Token management is another critical piece of the puzzle. Secure storage, regular token rotation, strict access controls, and rate limiting are essential to guard against API misuse.
The stakes are rising. In Q3 2023 alone, the financial services sector experienced double the number of unique cyber incidents compared to the same period in 2022. This highlights that API authentication isn’t something you set and forget - it requires ongoing attention throughout the software development lifecycle. Regular audits, penetration tests, and security reviews must be part of the routine.
Organizations that treat API authentication as an investment, not an expense, will find themselves better prepared for the challenges of today’s digital world. Take OilpriceAPI as an example: by implementing robust authentication protocols, they secure real-time commodity data while maintaining customer trust and regulatory compliance. The message is clear - invest in strong authentication now to avoid paying a much higher price later.
FAQs
What risks could arise from weak REST API authentication in financial services?
Failing to establish strong REST API authentication in financial services opens the door to serious risks like unauthorized access to sensitive financial information, identity theft, and financial fraud. Weak authentication methods create opportunities for attackers to exploit system vulnerabilities, putting user accounts and overall system security at risk.
The consequences of such breaches can be severe. They might lead to stolen or tampered data, tarnish an institution’s reputation, and result in hefty regulatory fines. On top of that, there are financial burdens tied to security investigations, legal battles, and compensating affected users. Implementing solid authentication protocols isn’t just a technical necessity - it’s a critical step in protecting sensitive data and preserving trust in financial systems.

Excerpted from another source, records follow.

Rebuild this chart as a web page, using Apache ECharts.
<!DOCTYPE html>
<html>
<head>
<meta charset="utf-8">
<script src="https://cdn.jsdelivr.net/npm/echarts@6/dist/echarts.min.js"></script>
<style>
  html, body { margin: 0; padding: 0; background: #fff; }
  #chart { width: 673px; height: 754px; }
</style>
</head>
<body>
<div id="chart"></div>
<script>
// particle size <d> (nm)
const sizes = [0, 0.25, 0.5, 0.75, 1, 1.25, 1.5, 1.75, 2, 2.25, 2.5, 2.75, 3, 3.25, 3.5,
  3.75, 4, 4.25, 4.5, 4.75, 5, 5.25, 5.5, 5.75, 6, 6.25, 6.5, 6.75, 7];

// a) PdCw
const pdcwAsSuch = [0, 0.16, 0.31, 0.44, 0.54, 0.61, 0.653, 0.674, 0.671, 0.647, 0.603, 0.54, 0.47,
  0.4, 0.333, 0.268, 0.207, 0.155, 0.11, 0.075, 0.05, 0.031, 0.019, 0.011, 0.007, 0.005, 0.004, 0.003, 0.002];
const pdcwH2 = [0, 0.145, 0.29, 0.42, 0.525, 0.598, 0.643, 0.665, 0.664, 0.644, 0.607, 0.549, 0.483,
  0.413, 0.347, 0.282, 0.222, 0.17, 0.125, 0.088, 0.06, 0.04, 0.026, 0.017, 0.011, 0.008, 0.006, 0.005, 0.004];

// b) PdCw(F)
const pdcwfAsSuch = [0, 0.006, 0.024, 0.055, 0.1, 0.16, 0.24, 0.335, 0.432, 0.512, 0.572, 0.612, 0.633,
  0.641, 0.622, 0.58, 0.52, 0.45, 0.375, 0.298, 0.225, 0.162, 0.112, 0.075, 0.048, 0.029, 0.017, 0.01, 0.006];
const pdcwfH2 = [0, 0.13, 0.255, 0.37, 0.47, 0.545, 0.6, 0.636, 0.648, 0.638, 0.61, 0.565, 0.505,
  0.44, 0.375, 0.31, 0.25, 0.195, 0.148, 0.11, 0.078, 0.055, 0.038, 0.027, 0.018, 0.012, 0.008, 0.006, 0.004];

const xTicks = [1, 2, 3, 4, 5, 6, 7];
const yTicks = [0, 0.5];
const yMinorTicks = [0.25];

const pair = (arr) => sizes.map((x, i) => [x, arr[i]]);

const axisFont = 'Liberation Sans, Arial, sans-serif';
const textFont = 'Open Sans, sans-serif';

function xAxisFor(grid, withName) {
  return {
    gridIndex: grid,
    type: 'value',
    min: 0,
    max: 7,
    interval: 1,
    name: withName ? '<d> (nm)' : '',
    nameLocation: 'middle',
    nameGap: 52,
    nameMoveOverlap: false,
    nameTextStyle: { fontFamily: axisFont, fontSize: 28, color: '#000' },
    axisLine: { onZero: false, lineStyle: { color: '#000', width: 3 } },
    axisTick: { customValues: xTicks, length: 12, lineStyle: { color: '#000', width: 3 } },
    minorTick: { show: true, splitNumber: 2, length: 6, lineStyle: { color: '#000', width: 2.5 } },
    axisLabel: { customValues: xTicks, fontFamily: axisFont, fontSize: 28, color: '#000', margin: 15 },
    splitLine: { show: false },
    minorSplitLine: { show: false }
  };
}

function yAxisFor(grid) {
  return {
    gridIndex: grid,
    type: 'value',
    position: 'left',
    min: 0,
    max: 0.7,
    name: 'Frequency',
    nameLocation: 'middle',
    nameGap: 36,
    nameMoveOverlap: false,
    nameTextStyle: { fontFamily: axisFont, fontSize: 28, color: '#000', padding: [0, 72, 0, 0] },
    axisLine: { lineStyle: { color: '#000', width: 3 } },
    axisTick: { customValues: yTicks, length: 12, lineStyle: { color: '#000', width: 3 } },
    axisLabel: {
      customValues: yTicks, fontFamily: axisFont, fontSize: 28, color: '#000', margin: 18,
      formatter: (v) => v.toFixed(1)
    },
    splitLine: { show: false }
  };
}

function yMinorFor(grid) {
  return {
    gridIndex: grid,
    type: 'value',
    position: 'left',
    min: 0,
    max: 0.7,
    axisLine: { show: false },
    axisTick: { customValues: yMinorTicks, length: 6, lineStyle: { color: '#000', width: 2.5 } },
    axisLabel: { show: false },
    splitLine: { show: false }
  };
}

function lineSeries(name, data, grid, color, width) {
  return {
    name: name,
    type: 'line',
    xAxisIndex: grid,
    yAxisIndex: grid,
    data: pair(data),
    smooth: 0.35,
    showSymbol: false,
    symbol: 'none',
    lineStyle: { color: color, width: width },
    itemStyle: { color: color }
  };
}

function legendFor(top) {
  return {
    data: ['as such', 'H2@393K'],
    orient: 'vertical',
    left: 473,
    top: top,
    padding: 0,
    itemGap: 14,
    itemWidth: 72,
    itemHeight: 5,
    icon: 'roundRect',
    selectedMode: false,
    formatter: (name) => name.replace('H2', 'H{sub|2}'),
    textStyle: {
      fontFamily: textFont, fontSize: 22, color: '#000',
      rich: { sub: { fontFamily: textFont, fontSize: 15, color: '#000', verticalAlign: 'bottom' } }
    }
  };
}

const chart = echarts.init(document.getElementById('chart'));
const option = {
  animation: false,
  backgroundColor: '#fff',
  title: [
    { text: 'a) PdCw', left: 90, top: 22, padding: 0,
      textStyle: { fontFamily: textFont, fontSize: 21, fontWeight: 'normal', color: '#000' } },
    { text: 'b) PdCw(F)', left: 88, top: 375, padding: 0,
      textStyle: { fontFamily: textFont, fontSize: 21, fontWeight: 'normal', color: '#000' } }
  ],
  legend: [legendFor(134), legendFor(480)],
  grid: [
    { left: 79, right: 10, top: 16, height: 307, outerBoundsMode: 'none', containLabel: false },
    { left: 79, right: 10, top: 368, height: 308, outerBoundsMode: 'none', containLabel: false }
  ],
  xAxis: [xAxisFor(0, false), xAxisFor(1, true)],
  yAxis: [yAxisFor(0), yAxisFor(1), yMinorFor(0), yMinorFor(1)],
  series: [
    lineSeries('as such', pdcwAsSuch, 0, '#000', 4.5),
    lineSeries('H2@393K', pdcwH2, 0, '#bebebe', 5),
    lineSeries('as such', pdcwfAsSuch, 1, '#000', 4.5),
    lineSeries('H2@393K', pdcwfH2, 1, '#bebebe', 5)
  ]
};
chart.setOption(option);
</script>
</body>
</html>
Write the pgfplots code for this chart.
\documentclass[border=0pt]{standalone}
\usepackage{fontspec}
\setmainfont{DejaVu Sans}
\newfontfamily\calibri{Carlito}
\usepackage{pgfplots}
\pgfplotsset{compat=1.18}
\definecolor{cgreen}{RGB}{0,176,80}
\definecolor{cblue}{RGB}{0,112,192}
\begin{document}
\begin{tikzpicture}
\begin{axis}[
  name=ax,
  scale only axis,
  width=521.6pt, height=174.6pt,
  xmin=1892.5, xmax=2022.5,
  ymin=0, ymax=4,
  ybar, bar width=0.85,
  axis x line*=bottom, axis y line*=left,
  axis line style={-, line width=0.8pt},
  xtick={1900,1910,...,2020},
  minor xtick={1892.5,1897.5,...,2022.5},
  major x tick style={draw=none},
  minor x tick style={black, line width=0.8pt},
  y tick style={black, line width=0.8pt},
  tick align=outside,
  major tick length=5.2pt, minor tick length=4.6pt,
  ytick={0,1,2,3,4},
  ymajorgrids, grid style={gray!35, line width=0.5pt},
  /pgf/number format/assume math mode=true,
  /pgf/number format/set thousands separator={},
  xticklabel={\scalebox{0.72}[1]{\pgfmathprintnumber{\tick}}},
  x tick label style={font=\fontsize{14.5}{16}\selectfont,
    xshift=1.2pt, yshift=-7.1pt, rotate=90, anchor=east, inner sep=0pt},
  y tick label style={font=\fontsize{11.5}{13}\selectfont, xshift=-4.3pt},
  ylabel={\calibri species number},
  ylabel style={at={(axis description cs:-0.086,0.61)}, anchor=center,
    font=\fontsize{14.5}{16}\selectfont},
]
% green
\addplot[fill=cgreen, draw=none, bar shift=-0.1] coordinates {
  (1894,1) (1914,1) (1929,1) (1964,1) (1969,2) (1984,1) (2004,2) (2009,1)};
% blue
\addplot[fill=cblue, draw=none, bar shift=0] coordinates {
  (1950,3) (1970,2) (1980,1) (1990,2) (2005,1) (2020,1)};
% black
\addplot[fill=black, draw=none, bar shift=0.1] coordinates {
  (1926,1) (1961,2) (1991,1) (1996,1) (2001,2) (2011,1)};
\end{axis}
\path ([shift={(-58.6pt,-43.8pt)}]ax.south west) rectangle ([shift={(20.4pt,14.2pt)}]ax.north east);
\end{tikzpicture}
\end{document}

What makes OAuth 2.0 more secure and compliant for financial services compared to API Keys and JWTs?
OAuth 2.0 offers a safer and regulation-friendly way for financial services to manage access through delegated access. This approach allows third-party apps to interact with user data without needing direct access to credentials, significantly lowering the risk of data exposure. Additionally, it enables fine-grained access control, meaning institutions can implement strict permissions tailored to user roles and compliance standards, like GDPR or PCI DSS.
On the other hand, API Keys are straightforward but lack advanced security measures. If not carefully managed, they can be susceptible to unauthorized use. Similarly, while JWTs work well for stateless systems, they can become a liability if sensitive information within the token isn't sufficiently secured. For financial institutions that prioritize both security and compliance, OAuth 2.0 stands out as the more reliable and secure option.
What are the best practices for securing tokens in financial APIs to prevent unauthorized access?
How to Secure Tokens in Financial APIs
Protecting tokens in financial APIs is critical to ensuring secure access and preventing unauthorized use. Here are some key practices to help safeguard your tokens:
- Centralize OAuth Management: Use a dedicated OAuth server to issue and manage access and refresh tokens. This approach ensures consistent authentication processes and minimizes the risk of errors or mismanagement.
- Use Short-Lived Tokens: Limit the lifespan of tokens and routinely rotate API keys. This reduces the window of opportunity for attackers if a token is compromised.
- Enable Multi-Factor Authentication (MFA): Strengthen security by requiring users to authenticate through multiple methods. This extra step makes it much harder for attackers to gain access.
- Encrypt Tokens and Secure Transmission: Always encrypt tokens and avoid exposing them in URLs or other insecure locations. This ensures tokens remain protected during storage and transmission.
By following these measures, you can minimize the chances of token theft or misuse while maintaining strong security protocols for financial APIs.